Nicholas began his career at Liverpool, where he was timed as being faster than England international Michael Owen. Andrew Nicholas was released in the summer of 2003 but was swiftly snapped up by Swindon Town manager Andy King on a one-year contract.

Nicholas did not appear in the Swindon first team until October but soon found himself a regular as the Robins earned a place in the Division Two play-offs only to lose narrowly to Brighton & Hove Albion in the semi-finals. During the season a two-year extension to his Swindon contract was offered which he accepted. Injuries and lack of form kept "Nico" out of the team in his next season and he spent a month out on loan to Chester City before returning for the remaining fixtures of Swindon's season.

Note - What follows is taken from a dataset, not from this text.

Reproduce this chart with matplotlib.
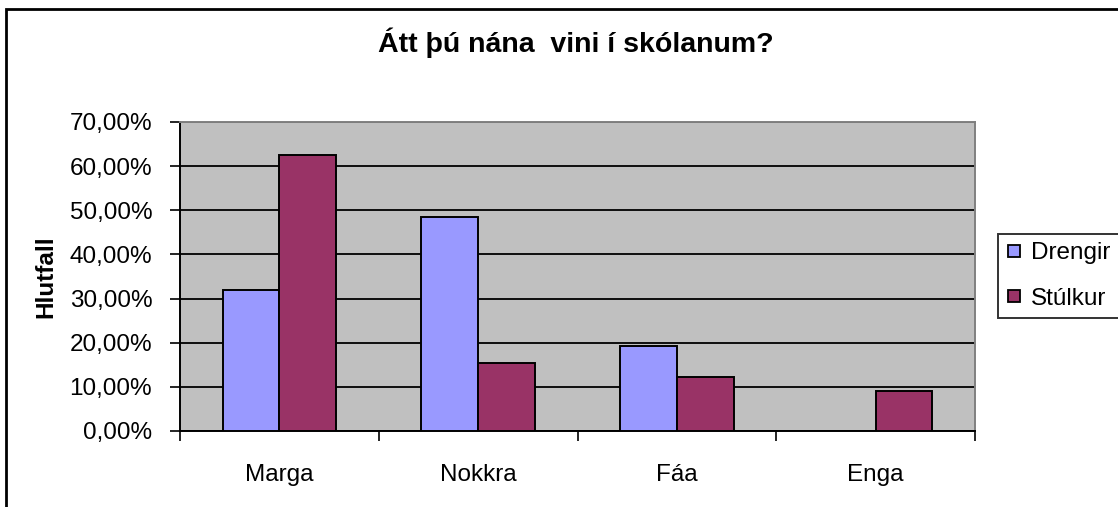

He found himself out of the squad at the start of the 2005/06 season, not helped by a poor showing against Oldham Athletic, but Swindon suffered a horrendous run of form which saw King sacked and Iffy Onuora take over as Swindon manager. "Nico" found himself back in the starting line-up for the remainder of the season. Nicholas was offered a one-year contract by Onuora at the end of the season but before agreeing terms, Onuora was dismissed as manager and was swiftly replaced by Dennis Wise. Wise felt it was unfair to withdraw the offer and Nicholas signed up for the 2006/07 League Two campaign becoming Swindon's longest serving player in the process.

He was released by new manager Maurice Malpas at the end of the 2007–08 season, ending his five-year career with Swindon with 6 goals from 141 games in all competitions. He then signed for Rotherham United at the end of August 2008. He spent two seasons in the club, including a loan spell at Mansfield Town. After leaving Rotherham he signed for Barrow of the Football Conference. In May 2011 he was transfer listed by Barrow, but removed from the list in July. He never gained a regular place in the first team squad, and was let go at the end of the 2011–12 season.

Following his departure from Barrow, Nicholas joined Vauxhall Motors, for whom he was an ever-present during the 2012–13 and 2013–14 seasons.